Aragón suspende en protección ambiental, si nos atenemos a emisiones
de gases invernadero o la superficie construida... por habitante.
Aunque, claro, tenemos un territorio tan grande y desolado, que si el
mismo cálculo se hace relacionándolo con los kilómetros cuadrados ya no
salimos mal parados, más bien al revés. Con todo, acojona saber que,
desde hace treinta años, en esta bendita Comunidad se ocupa suelo (para
viviendas, equipamientos e infraestructuras) a un ritmo de dos hectáreas
(veinte mil metros cuadrados) al día... o que las centrales eléctricas
que queman carbón han empeorado nuestros niveles de contaminación en un
sentido radicalmente opuesto al que sigue la Unión Europea, donde han
bajado.
Pero lo más inquietante de todo esto no es ya el menosprecio que
gastamos con la ecología (conocimiento que tantas burlas provoca entre
los idiotas), sino la evidente ausencia de programas a medio y largo
plazo, en una tierra cuyas condiciones climáticas cambiarán (a peor) si
las temperaturas siguen subiendo. Ese vacío estratégica es, por ejemplo,
el mismo que nos tiene enganchados a una corporación de sociedades
públicas ruinosas, sin que ni una sola fuerza política u organización
social proponga alternativa alguna. O el que deja en el aire
sistemáticamente un futuro que fiamos a la mera inercia, mientras
defendemos las minas de un combustible fósil inaceptable, un megatúnel
por el Pirineo central que jamás veremos o unos pantanos sin porvenir ni
lógica.
No sabemos qué hacer con la inmensidad del territorio. Salvo
destruirlo allí donde es posible hincarle el diente. No hemos creado
imagen de marca para nuestros productos agropecuarios e industriales. No
disponemos de un tejido social capaz de entender por dónde hay que
avanzar. Desde los ámbitos públicos y semipúblicos, la cuestión de la
tecnología se ve como un lugar común en los discuros; pero luego, en los
actos donde se supone que van los próceres a lucirse diciendo cosas (y
no dando palmadas y apretones de mano a todo quisque), casi nadie es
capaz de explicarse con criterios del siglo XXI.

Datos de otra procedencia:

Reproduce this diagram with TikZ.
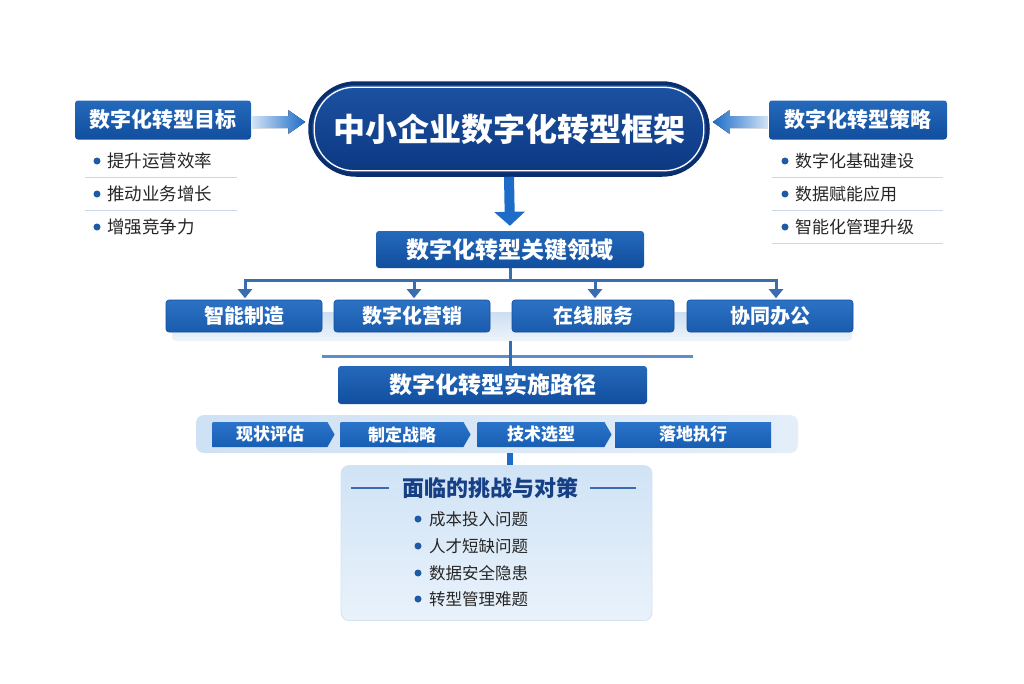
\documentclass[tikz,border=0pt]{standalone}
\usepackage{fontspec}
\setmainfont{Noto Sans CJK SC}
\usetikzlibrary{calc,arrows.meta,shapes.symbols}
\definecolor{hdrtop}{HTML}{2569BB}
\definecolor{hdrbot}{HTML}{114E9E}
\definecolor{boxtop}{HTML}{2C72C4}
\definecolor{boxbot}{HTML}{1A5BAD}
\definecolor{navyA}{HTML}{1C52A3}
\definecolor{navyB}{HTML}{0C3780}
\definecolor{navyEdge}{HTML}{0A2D6B}
\definecolor{arrowblue}{HTML}{1C6CC8}
\definecolor{arrowlight}{HTML}{D2E3F5}
\definecolor{treeblue}{HTML}{3A6DB0}
\definecolor{hlblue}{HTML}{5B8ECB}
\definecolor{vblue}{HTML}{2E6DB6}
\definecolor{panelL}{HTML}{CFE1F4}
\definecolor{panelR}{HTML}{E3EEF9}
\definecolor{chevtop}{HTML}{2A74CA}
\definecolor{chevbot}{HTML}{185EB3}
\definecolor{botTop}{HTML}{D0E3F5}
\definecolor{botBot}{HTML}{E9F2FB}
\definecolor{botEdge}{HTML}{D3E3F3}
\definecolor{btitle}{HTML}{173F86}
\definecolor{sepline}{HTML}{C9D8EA}
\definecolor{dotblue}{HTML}{1E5BA6}
\definecolor{bultext}{HTML}{262626}
\definecolor{shadtop}{HTML}{CCDEF1}
\definecolor{shadbot}{HTML}{EEF4FB}
\begin{document}
\begin{tikzpicture}[x=1pt,y=-1pt,
  hdr/.style={rectangle, rounded corners=3pt, top color=hdrtop, bottom color=hdrbot,
    text=white, inner sep=0pt, font=\fontsize{21}{23}\selectfont\bfseries},
  keybox/.style={rectangle, rounded corners=3pt, top color=hdrtop, bottom color=hdrbot,
    text=white, inner sep=0pt, font=\fontsize{23}{25}\selectfont\bfseries},
  areabox/.style={rectangle, rounded corners=3pt, top color=boxtop, bottom color=boxbot,
    draw=hdrbot, line width=0.6pt, text=white, inner sep=0pt, minimum height=32pt,
    font=\fontsize{20}{22}\selectfont\bfseries},
  chev/.style={signal, signal from=nowhere, signal to=east, signal pointer angle=120,
    top color=chevtop, bottom color=chevbot, text=white, inner sep=0pt,
    minimum height=25pt, font=\fontsize{17}{19}\selectfont\bfseries},
  bul/.style={anchor=west, inner sep=0pt, text=bultext, font=\fontsize{17.5}{19}\selectfont},
  rbul/.style={anchor=west, inner sep=0pt, text=bultext, font=\fontsize{17}{19}\selectfont},
  bbul/.style={anchor=west, inner sep=0pt, text=bultext, font=\fontsize{16.5}{18}\selectfont},
  dotc/.style={fill=dotblue},
  sep/.style={draw=sepline, line width=1pt},
  tree/.style={draw=treeblue, line width=3pt},
  tip/.style={-{Triangle[width=14pt,length=9pt]}, shorten >=1.5pt},
  gradarrowL/.style={left color=arrowlight, right color=arrowblue},
  gradarrowR/.style={left color=arrowblue, right color=arrowlight}
]
\useasboundingbox[fill=white] (0,0) rectangle (1024,683);

% ---------- central title ----------
\node[rectangle, minimum width=398pt, minimum height=92pt, rounded corners=46pt,
  top color=navyA, bottom color=navyB, draw=navyEdge, line width=3.5pt,
  text=white, font=\fontsize{32}{36}\selectfont\bfseries, inner sep=0pt]
  (title) at (509,129) {中小企业数字化转型框架};
\draw[white, line width=1.3pt, rounded corners=40pt]
  ([shift={(6pt,-6pt)}]title.north west) rectangle ([shift={(-6pt,6pt)}]title.south east);

% ---------- side headers ----------
\node[hdr, minimum width=176pt, minimum height=39pt] (hL) at (163,120) {数字化转型目标};
\node[hdr, minimum width=178pt, minimum height=39pt] (hR) at (858,120) {数字化转型策略};

% gradient arrows
\coordinate (aLs) at ([xshift=1pt,yshift=-2pt]hL.east);
\coordinate (aLt) at ([xshift=-3pt]title.west |- aLs);
\fill[gradarrowL] ($(aLs)+(0,-6)$) -- ($(aLt)+(-17,-6)$) -- ($(aLt)+(-17,-12)$) -- (aLt)
  -- ($(aLt)+(-17,12)$) -- ($(aLt)+(-17,6)$) -- ($(aLs)+(0,6)$) -- cycle;
\coordinate (aRs) at ([xshift=-1pt,yshift=-2pt]hR.west);
\coordinate (aRt) at ([xshift=3pt]title.east |- aRs);
\fill[gradarrowR] ($(aRs)+(0,-6)$) -- ($(aRt)+(17,-6)$) -- ($(aRt)+(17,-12)$) -- (aRt)
  -- ($(aRt)+(17,12)$) -- ($(aRt)+(17,6)$) -- ($(aRs)+(0,6)$) -- cycle;

% left bullets
\fill[dotc] (97,161) circle (3.5pt);
\node[bul] (l1) at (107,161) {提升运营效率};
\draw[sep] (85,177) -- (237,177);
\fill[dotc] (97,194) circle (3.5pt);
\node[bul] (l2) at (107,194) {推动业务增长};
\draw[sep] (85,210) -- (237,210);
\fill[dotc] (97,227) circle (3.5pt);
\node[bul] (l3) at (107,227) {增强竞争力};

% right bullets
\fill[dotc] (785,161) circle (3.5pt);
\node[rbul] (r1) at (795,161) {数字化基础建设};
\draw[sep] (772,177) -- (943,177);
\fill[dotc] (785,194) circle (3.5pt);
\node[rbul] (r2) at (795,194) {数据赋能应用};
\draw[sep] (772,210) -- (943,210);
\fill[dotc] (785,227) circle (3.5pt);
\node[rbul] (r3) at (795,227) {智能化管理升级};
\draw[sep] (772,243) -- (943,243);

% ---------- key areas ----------
\node[keybox, minimum width=268pt, minimum height=37pt] (keys) at (510,249.5) {数字化转型关键领域};
\draw[arrowblue, line width=10pt, -{Triangle[width=30pt,length=14pt]}, shorten >=5pt]
  (title.south) -- (keys.north);

\node[rectangle, rounded corners=4pt, top color=shadtop, bottom color=shadbot,
  minimum width=680pt, minimum height=29pt, inner sep=0pt] (shad) at (512,326.5) {};

\node[areabox, minimum width=156pt] (k1) at (244,316) {智能制造};
\node[areabox, minimum width=156pt] (k2) at (412,316) {数字化营销};
\node[areabox, minimum width=162pt] (k3) at (593,316) {在线服务};
\node[areabox, minimum width=166pt] (k4) at (770,316) {协同办公};

\coordinate (bus) at ([yshift=-12pt]keys.south);
\coordinate (d1) at ([xshift=1pt]k1.north);
\coordinate (d2) at ([xshift=2pt]k2.north);
\coordinate (d3) at ([xshift=2pt]k3.north);
\coordinate (d4) at ([xshift=6pt]k4.north);
\draw[tree] (keys.south) -- (bus);
\draw[tree, line cap=rect] (d1 |- bus) -- (d4 |- bus);
\draw[tree, tip] (d1 |- bus) -- (d1);
\draw[tree, tip] (d2 |- bus) -- (d2);
\draw[tree, tip] (d3 |- bus) -- (d3);
\draw[tree, tip] (d4 |- bus) -- (d4);

% ---------- implementation path ----------
\node[keybox, minimum width=309pt, minimum height=38pt] (path) at (492.5,385) {数字化转型实施路径};
\coordinate (hl1) at (322,356);
\coordinate (hl2) at (693,356);
\draw[hlblue, line width=3pt] (hl1) -- (hl2);
\draw[vblue, line width=3pt] (keys.south |- shad.south) -- (keys.south |- path.north);

\node[rectangle, rounded corners=8pt, left color=panelL, right color=panelR,
  minimum width=602pt, minimum height=38pt, inner sep=0pt] (panel) at (497,434) {};
\node[chev, minimum width=122pt] (c1) at (270,434.5) {现状评估};
\node[chev, minimum width=130pt] (c2) at (402,434.5) {制定战略};
\node[chev, minimum width=134pt] (c3) at (541,434.5) {技术选型};
\node[rectangle, top color=chevtop, bottom color=chevbot, text=white, inner sep=0pt,
  minimum height=25pt, minimum width=156pt, font=\fontsize{17}{19}\selectfont\bfseries]
  (c4) at (693,434.5) {落地执行};

% ---------- challenges ----------
\node[rectangle, rounded corners=8pt, top color=botTop, bottom color=botBot,
  draw=botEdge, line width=0.8pt, minimum width=311pt, minimum height=155pt, inner sep=0pt]
  (bot) at (496.5,543) {};
\draw[arrowblue, line width=6pt] (keys.south |- panel.south) -- (keys.south |- bot.north);

\node[inner sep=0pt, text=btitle, font=\fontsize{22}{24}\selectfont\bfseries]
  (bt) at (490,488) {面临的挑战与对策};
\draw[treeblue, line width=1.2pt] ([xshift=-13pt]bt.west) -- ([xshift=-51pt]bt.west);
\draw[treeblue, line width=1.2pt] ([xshift=12pt]bt.east) -- ([xshift=58pt]bt.east);

\fill[dotc] (418,519) circle (3.5pt);
\node[bbul] (b1) at (429,519) {成本投入问题};
\fill[dotc] (418,546) circle (3.5pt);
\node[bbul] (b2) at (429,546) {人才短缺问题};
\fill[dotc] (418,573) circle (3.5pt);
\node[bbul] (b3) at (429,573) {数据安全隐患};
\fill[dotc] (418,599) circle (3.5pt);
\node[bbul] (b4) at (429,599) {转型管理难题};
\end{tikzpicture}
\end{document}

Todo esto, desde luego, le pasa a Aragón y a casi toda España (salvo
al País Vasco y en menor medida a Cataluña). Todos estamos encantados,
según la versión oficial, con exportar más gracias a un brutal descenso
de los costes salariales y obtener ingresos provenientes del turismo,
cuyos récords son celebrados con la misma euforia triunfal de los años
Sesenta. La noticia de que los precios de los pisos vuelven a remontar
dispara el optimismo de los especuladores... y de los incautos. No
aprendemos.
Pero si otras comunidades españolas se pueden permitir esta desidia
(porque tienen mar, o más recursos y población), Aragón se está quedando
sin masa crítica, sin gente ni capacidad para reaccionar allí donde aún
la hay. Por eso aquí no nos vale con vernos medio bien situados en las
estadísticas, los rankings y los informes. Los cáculos per cápita son
muy engañosos. Somos pocos, cada vez menos. Y los más listos, esos
jóvenes de cuya formación nos enorgullecemos, acabarán... yéndose.